DATA PROVIDED:
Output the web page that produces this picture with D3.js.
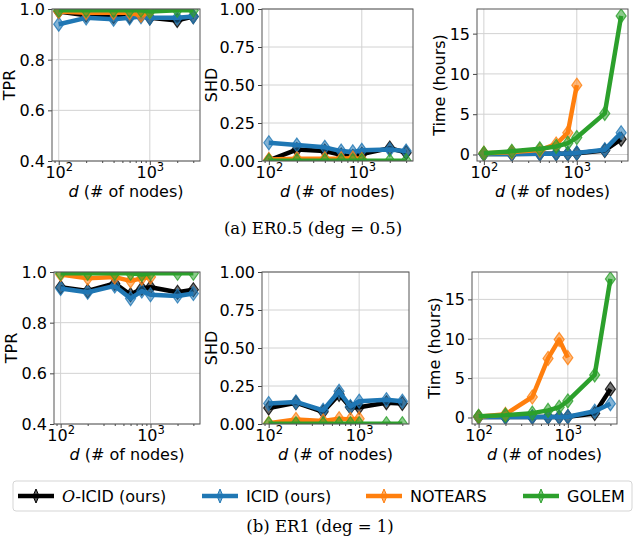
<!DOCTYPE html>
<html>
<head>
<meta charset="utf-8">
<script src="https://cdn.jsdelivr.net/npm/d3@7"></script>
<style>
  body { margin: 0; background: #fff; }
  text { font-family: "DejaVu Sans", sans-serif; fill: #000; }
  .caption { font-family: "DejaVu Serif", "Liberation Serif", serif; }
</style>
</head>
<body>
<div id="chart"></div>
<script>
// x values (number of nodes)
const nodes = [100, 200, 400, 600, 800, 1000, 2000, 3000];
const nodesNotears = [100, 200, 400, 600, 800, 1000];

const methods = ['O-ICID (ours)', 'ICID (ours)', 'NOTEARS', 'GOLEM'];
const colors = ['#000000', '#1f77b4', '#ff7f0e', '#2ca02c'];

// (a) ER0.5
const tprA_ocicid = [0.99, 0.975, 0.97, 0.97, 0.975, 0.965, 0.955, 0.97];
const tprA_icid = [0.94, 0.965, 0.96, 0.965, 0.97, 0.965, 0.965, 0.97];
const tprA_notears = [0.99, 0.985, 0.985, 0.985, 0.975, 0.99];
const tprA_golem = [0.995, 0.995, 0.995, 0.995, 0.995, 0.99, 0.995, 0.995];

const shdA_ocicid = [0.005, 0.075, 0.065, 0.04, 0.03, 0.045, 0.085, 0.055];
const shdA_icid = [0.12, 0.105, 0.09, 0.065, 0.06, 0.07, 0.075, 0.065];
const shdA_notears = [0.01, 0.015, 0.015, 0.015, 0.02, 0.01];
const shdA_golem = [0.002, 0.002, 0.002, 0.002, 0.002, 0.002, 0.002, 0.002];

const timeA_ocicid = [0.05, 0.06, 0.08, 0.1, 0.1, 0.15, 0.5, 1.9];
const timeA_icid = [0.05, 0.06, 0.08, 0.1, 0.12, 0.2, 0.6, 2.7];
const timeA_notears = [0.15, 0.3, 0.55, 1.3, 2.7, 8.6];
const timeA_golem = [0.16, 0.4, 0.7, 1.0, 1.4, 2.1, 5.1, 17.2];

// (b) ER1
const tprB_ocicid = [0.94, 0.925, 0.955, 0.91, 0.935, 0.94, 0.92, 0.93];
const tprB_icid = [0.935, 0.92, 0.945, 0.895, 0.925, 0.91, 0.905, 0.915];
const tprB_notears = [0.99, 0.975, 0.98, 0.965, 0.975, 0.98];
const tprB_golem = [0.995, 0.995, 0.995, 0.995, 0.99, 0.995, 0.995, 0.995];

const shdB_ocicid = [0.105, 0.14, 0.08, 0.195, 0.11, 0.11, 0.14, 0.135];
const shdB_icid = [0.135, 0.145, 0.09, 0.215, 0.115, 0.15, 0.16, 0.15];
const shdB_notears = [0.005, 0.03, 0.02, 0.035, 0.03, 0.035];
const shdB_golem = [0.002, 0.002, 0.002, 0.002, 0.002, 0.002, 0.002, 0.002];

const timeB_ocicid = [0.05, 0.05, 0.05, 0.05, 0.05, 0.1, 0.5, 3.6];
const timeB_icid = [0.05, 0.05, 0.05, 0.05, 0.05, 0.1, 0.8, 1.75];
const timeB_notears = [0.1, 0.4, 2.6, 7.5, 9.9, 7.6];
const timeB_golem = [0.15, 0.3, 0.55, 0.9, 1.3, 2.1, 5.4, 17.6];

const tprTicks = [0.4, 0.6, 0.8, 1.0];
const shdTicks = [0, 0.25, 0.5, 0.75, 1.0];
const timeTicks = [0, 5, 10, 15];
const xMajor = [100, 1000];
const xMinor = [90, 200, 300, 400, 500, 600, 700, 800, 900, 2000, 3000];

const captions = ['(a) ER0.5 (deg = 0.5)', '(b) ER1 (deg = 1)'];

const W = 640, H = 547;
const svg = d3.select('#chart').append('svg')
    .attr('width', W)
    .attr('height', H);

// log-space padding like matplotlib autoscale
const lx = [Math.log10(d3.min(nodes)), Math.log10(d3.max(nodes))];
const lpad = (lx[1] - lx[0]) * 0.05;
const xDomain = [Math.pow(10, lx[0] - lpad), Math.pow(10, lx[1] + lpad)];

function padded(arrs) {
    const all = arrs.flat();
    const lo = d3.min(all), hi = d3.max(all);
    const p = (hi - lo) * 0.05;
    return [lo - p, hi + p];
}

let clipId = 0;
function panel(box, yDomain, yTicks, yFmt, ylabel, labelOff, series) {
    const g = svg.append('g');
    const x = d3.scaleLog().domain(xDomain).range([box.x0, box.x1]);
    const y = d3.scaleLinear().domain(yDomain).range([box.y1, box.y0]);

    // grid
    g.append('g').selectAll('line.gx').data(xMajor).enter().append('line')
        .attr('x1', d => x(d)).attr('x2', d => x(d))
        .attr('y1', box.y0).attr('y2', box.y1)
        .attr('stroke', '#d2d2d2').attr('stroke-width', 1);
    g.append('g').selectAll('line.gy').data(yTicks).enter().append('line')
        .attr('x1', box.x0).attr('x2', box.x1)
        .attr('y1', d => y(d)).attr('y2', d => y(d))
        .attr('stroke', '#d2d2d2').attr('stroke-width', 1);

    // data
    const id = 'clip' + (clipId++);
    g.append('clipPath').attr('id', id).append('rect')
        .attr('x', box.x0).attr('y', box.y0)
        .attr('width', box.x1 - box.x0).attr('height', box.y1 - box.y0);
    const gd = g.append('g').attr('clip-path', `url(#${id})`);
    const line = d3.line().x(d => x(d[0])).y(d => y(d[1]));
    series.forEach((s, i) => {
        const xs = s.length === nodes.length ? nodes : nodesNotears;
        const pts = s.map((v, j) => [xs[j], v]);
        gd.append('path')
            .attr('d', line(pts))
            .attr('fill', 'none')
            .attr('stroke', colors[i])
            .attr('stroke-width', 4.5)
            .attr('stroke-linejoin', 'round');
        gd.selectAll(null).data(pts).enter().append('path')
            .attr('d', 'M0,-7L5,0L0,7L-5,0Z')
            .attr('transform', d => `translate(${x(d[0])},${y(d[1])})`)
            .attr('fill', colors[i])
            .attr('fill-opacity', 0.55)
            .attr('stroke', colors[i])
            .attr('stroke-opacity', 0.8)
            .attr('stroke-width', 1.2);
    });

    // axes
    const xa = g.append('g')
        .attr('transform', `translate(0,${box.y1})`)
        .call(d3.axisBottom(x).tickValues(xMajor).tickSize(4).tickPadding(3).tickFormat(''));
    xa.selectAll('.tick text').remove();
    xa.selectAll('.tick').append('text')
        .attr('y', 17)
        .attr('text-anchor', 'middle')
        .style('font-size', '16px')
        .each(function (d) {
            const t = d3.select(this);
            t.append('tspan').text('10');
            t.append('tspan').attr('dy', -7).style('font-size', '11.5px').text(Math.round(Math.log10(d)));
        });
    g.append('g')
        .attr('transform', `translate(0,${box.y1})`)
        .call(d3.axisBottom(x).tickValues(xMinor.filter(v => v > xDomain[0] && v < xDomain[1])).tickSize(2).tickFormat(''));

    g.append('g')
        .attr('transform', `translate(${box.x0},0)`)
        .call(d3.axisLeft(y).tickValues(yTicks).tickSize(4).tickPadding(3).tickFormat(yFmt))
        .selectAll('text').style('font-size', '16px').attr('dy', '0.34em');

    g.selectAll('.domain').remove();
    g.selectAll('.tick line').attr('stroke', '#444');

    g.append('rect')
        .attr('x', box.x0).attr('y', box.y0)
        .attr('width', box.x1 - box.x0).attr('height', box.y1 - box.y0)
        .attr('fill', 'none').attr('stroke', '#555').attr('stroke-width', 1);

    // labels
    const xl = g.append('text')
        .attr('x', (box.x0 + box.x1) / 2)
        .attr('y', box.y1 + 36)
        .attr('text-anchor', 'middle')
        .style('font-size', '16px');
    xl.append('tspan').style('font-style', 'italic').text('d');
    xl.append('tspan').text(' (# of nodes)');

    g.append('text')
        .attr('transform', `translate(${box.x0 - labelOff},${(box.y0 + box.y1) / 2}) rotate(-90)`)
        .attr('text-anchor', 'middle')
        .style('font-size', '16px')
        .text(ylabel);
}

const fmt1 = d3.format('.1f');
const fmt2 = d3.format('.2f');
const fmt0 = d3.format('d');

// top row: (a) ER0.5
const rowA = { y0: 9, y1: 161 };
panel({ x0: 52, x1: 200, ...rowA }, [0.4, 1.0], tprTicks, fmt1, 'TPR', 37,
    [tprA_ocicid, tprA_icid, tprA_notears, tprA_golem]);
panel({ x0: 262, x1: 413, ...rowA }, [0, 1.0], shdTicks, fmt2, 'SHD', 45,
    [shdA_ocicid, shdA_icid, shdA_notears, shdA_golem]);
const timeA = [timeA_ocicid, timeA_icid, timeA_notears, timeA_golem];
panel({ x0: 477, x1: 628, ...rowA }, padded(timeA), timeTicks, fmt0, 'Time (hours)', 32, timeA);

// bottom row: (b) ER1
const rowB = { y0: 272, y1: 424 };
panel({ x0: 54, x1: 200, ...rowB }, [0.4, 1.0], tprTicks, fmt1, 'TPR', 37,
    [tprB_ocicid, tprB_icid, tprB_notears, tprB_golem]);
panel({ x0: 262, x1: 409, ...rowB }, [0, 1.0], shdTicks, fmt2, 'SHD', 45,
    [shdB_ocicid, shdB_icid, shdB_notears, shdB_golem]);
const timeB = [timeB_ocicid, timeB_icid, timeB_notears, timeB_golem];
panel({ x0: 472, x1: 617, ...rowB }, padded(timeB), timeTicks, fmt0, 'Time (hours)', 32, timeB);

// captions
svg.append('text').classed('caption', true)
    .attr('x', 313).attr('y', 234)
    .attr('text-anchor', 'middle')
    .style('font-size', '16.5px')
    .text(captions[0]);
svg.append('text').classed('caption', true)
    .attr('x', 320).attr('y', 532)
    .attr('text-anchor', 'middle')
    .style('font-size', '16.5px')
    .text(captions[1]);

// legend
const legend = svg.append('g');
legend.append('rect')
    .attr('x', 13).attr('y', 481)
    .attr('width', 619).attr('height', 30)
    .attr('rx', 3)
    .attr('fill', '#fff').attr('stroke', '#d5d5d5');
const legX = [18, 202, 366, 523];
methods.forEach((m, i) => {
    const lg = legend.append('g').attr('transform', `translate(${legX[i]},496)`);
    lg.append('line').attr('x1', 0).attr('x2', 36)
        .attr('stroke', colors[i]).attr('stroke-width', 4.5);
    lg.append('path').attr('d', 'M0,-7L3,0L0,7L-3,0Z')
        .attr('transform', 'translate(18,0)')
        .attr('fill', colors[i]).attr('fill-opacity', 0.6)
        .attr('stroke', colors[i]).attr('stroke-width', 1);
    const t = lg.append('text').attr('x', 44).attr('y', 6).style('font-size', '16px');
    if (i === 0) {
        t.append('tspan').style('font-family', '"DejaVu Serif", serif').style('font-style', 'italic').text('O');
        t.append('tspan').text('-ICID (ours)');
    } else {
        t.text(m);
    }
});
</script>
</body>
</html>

EXERCISE AIM: How many of the lines above include the word "this"? Respond with the number alone.

WRITTEN SOLUTION: 2